:: Short exercise ::
Copy from the first line below down to and including the line with "10, 5, 1, 3, 3]". Skip the pictures.

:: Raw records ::
<<<<

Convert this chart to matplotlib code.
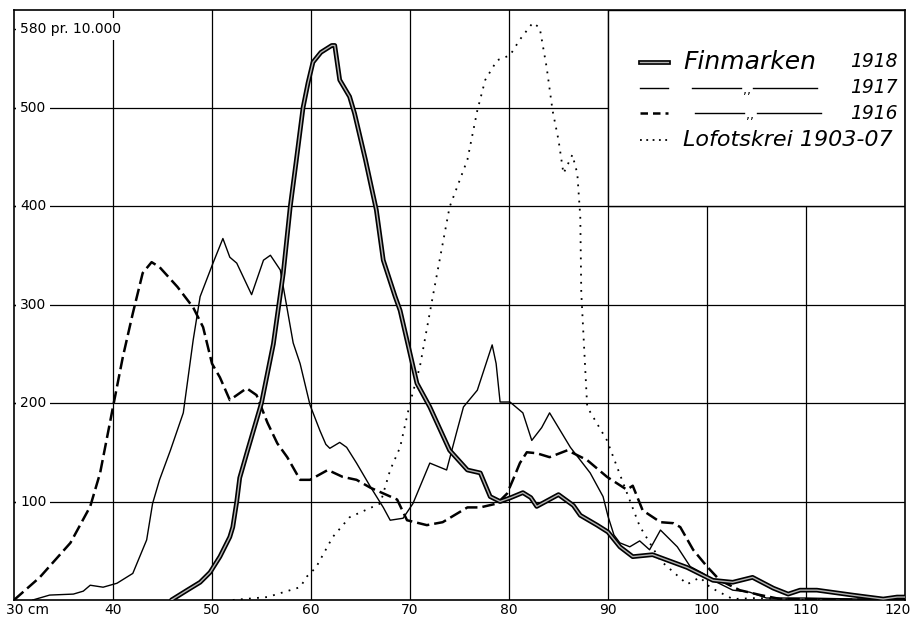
import matplotlib
matplotlib.use('Agg')
import matplotlib.pyplot as plt
from matplotlib.patches import Rectangle

# lengths in cm, values per 10.000
fin1918_x = [45.9, 47.5, 48.8, 49.8, 50.8, 51.8, 52.1, 52.5, 52.8, 53.6, 55.0, 56.2, 57.2, 57.9, 58.5,
             59.2, 59.7, 60.2, 61.0, 62.1, 62.4, 62.9, 63.9, 64.4, 65.5, 66.6, 67.3, 68.5, 69.0, 70.7,
             72.0, 74.0, 75.8, 77.1, 78.1, 79.1, 80.2, 81.4, 82.2, 82.8, 85.0, 86.5, 87.2, 88.9, 90.0,
             91.2, 92.5, 94.5, 98.0, 100.6, 102.6, 104.6, 106.7, 108.2, 109.4, 111.1, 114.7, 117.8, 119.2, 120]
fin1918_y = [0, 10, 18, 28, 44, 64, 74, 100, 124, 152, 200, 260, 332, 399, 445,
             500, 525, 546, 556, 563, 563, 528, 511, 494, 447, 396, 345, 308, 294, 220,
             196, 152, 132, 129, 105, 100, 104, 109, 104, 95, 107, 96, 86, 76, 69,
             54, 44, 46, 33, 20, 18, 23, 12, 6, 10, 10, 5, 1, 3, 3]

fin1917_x = [31.9, 33.6, 36.0, 37.0, 37.7, 39.0, 40.4, 42.0, 43.4, 44.0, 44.7, 45.8, 47.1, 48.1, 48.8,
             50.1, 51.1, 51.8, 52.5, 54.0, 55.2, 55.9, 56.9, 58.2, 58.9, 59.9, 60.9, 61.5, 61.9, 62.9,
             63.6, 64.6, 66.0, 67.3, 68.0, 69.3, 70.3, 72.0, 73.7, 74.7, 75.4, 76.8, 78.3, 78.7, 79.1,
             80.1, 81.4, 82.3, 83.3, 84.1, 86.2, 88.2, 89.5, 90.0, 90.6, 91.2, 92.2, 93.2, 94.2, 95.3,
             97.0, 98.3, 99.6, 100.6, 102.6, 104.3, 106.0, 110.0, 115.0, 120.0]
fin1917_y = [0, 5, 6, 9, 15, 13, 17, 27, 61, 98, 122, 152, 190, 264, 308,
             342, 367, 348, 342, 310, 345, 350, 335, 261, 240, 198, 172, 158, 154, 160,
             155, 139, 115, 94, 81, 83, 98, 139, 132, 170, 196, 213, 259, 240, 201,
             201, 190, 162, 175, 190, 155, 129, 105, 85, 66, 58, 54, 60, 51, 71,
             54, 34, 27, 20, 10, 8, 2, 2, 1, 1]

fin1916_x = [30.0, 32.6, 35.7, 37.7, 38.7, 40.0, 41.0, 42.0, 43.0, 43.9, 44.7, 46.5, 48.1, 49.1, 50.0,
             50.8, 51.8, 53.5, 54.5, 55.6, 56.6, 57.6, 58.9, 59.9, 61.7, 63.2, 64.6, 66.0, 68.7, 69.7,
             71.7, 73.3, 75.8, 77.1, 78.8, 79.8, 80.4, 81.1, 81.8, 82.8, 84.1, 85.9, 87.9, 89.9, 91.9,
             92.5, 93.5, 95.3, 96.6, 97.3, 98.6, 100.0, 101.3, 103.3, 105.4, 107.4, 120.0]
fin1916_y = [0, 23, 58, 95, 129, 196, 247, 291, 332, 343, 338, 318, 297, 277, 240,
             226, 203, 215, 208, 180, 159, 145, 122, 122, 132, 125, 122, 114, 102, 81,
             76, 79, 94, 94, 98, 108, 122, 139, 150, 149, 145, 152, 142, 125, 112,
             116, 91, 79, 78, 74, 51, 34, 20, 10, 5, 1, 0]

lofot_x = [52.1, 55.6, 58.9, 59.6, 60.5, 62.2, 63.9, 67.0, 68.0, 69.0, 70.0, 71.0, 72.3, 74.0, 75.8,
           76.8, 77.6, 78.8, 80.1, 81.1, 82.4, 83.1, 83.8, 84.4, 85.0, 85.5, 86.4, 86.9, 87.2, 87.3,
           87.9, 89.9, 91.9, 93.2, 95.3, 98.0, 99.3, 100.3, 102.6, 105.0, 110.0, 120.0]
lofot_y = [0, 3, 13, 24, 33, 64, 84, 98, 132, 155, 200, 237, 308, 399, 447,
           497, 528, 548, 553, 569, 586, 581, 541, 497, 467, 433, 452, 433, 389, 312,
           196, 162, 109, 75, 40, 16, 23, 13, 1, 2, 0, 0]

y_labels = [100, 200, 300, 400, 500]
x_labels = [40, 50, 60, 70, 80, 90, 100, 110]

fig = plt.figure(figsize=(9.12, 6.19), dpi=100)
ax = fig.add_axes([14/912, 19/619, 891/912, 590/619])
ax.set_xlim(30, 120)
ax.set_ylim(0, 599)

ax.set_xticks(range(40, 111, 10))
ax.set_yticks(y_labels)
ax.set_yticks([580], minor=True)
ax.grid(True, color='black', lw=0.9)
ax.tick_params(axis='x', length=0, labelbottom=False)
ax.tick_params(axis='y', which='both', direction='in', length=5, width=1, labelleft=False)
for s in ax.spines.values():
    s.set_linewidth(1.2)

# white legend field, covers the grid
ax.add_patch(Rectangle((90, 400), 30, 199, fc='white', ec='black', lw=1.0, zorder=2))

# curves
ax.plot(fin1918_x, fin1918_y, color='black', lw=3.4, solid_capstyle='round', zorder=3)
ax.plot(fin1918_x, fin1918_y, color='#b4b4b4', lw=1.0, zorder=3.1)
ax.plot(fin1917_x, fin1917_y, color='black', lw=1.0, zorder=3)
ax.plot(fin1916_x, fin1916_y, color='black', lw=1.8, ls=(0, (5, 2)), zorder=3)
ax.plot(lofot_x, lofot_y, color='black', lw=1.3, ls=(0, (1, 3.5)), zorder=3)

# axis labels inside the frame
wb = dict(fc='white', ec='none', pad=3)
for v in y_labels:
    ax.text(30.6, v, str(v), ha='left', va='center', fontsize=10, bbox=wb, zorder=4)
ax.text(30.6, 580, '580 pr. 10.000', ha='left', va='center', fontsize=10, bbox=wb, zorder=4)
ax.text(31.4, -10, '30 cm', ha='center', va='center', fontsize=10, clip_on=False)
for v in x_labels:
    ax.text(v, -10, str(v), ha='center', va='center', fontsize=10, clip_on=False)
ax.text(119.3, -10, '120', ha='center', va='center', fontsize=10, clip_on=False)

# legend
T = ax.transAxes
rows = [0.912, 0.868, 0.825, 0.780]
sx = [0.7026, 0.734]
ax.plot(sx, [rows[0]] * 2, transform=T, color='black', lw=3.4, zorder=5)
ax.plot(sx, [rows[0]] * 2, transform=T, color='#b4b4b4', lw=1.0, zorder=5.1)
ax.plot(sx, [rows[1]] * 2, transform=T, color='black', lw=1.0, zorder=5)
ax.plot(sx, [rows[2]] * 2, transform=T, color='black', lw=1.8, ls=(0, (3, 2)), zorder=5)
ax.plot(sx, [rows[3]] * 2, transform=T, color='black', lw=1.3, ls=(0, (1, 2.5)), zorder=5)

ax.text(0.751, rows[0], 'Finmarken', transform=T, style='italic', fontsize=18, va='center', zorder=5)
ax.text(0.938, rows[0], '1918', transform=T, style='italic', fontsize=13.5, va='center', zorder=5)
for r, yr, a, b in [(rows[1], '1917', 0.761, 0.829), (rows[2], '1916', 0.764, 0.834)]:
    ax.plot([a, a + 0.055], [r, r], transform=T, color='black', lw=1.0, zorder=5)
    ax.plot([b, b + 0.072], [r, r], transform=T, color='black', lw=1.0, zorder=5)
    ax.text((a + 0.055 + b) / 2, r - 0.004, ',,', transform=T, ha='center', va='center', fontsize=9, zorder=5)
    ax.text(0.938, r, yr, transform=T, style='italic', fontsize=13.5, va='center', zorder=5)
ax.text(0.751, rows[3], 'Lofotskrei 1903-07', transform=T, style='italic', fontsize=16, va='center', zorder=5)

fig.savefig('out.png', dpi=100)
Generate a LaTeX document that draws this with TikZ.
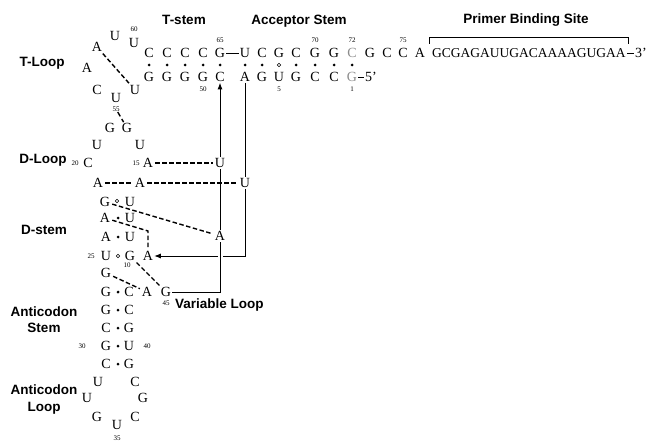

>>>>

:: Expected answer ::
Convert this chart to matplotlib code.
import matplotlib
matplotlib.use('Agg')
import matplotlib.pyplot as plt
from matplotlib.patches import Rectangle

# lengths in cm, values per 10.000
fin1918_x = [45.9, 47.5, 48.8, 49.8, 50.8, 51.8, 52.1, 52.5, 52.8, 53.6, 55.0, 56.2, 57.2, 57.9, 58.5,
             59.2, 59.7, 60.2, 61.0, 62.1, 62.4, 62.9, 63.9, 64.4, 65.5, 66.6, 67.3, 68.5, 69.0, 70.7,
             72.0, 74.0, 75.8, 77.1, 78.1, 79.1, 80.2, 81.4, 82.2, 82.8, 85.0, 86.5, 87.2, 88.9, 90.0,
             91.2, 92.5, 94.5, 98.0, 100.6, 102.6, 104.6, 106.7, 108.2, 109.4, 111.1, 114.7, 117.8, 119.2, 120]
fin1918_y = [0, 10, 18, 28, 44, 64, 74, 100, 124, 152, 200, 260, 332, 399, 445,
             500, 525, 546, 556, 563, 563, 528, 511, 494, 447, 396, 345, 308, 294, 220,
             196, 152, 132, 129, 105, 100, 104, 109, 104, 95, 107, 96, 86, 76, 69,
             54, 44, 46, 33, 20, 18, 23, 12, 6, 10, 10, 5, 1, 3, 3]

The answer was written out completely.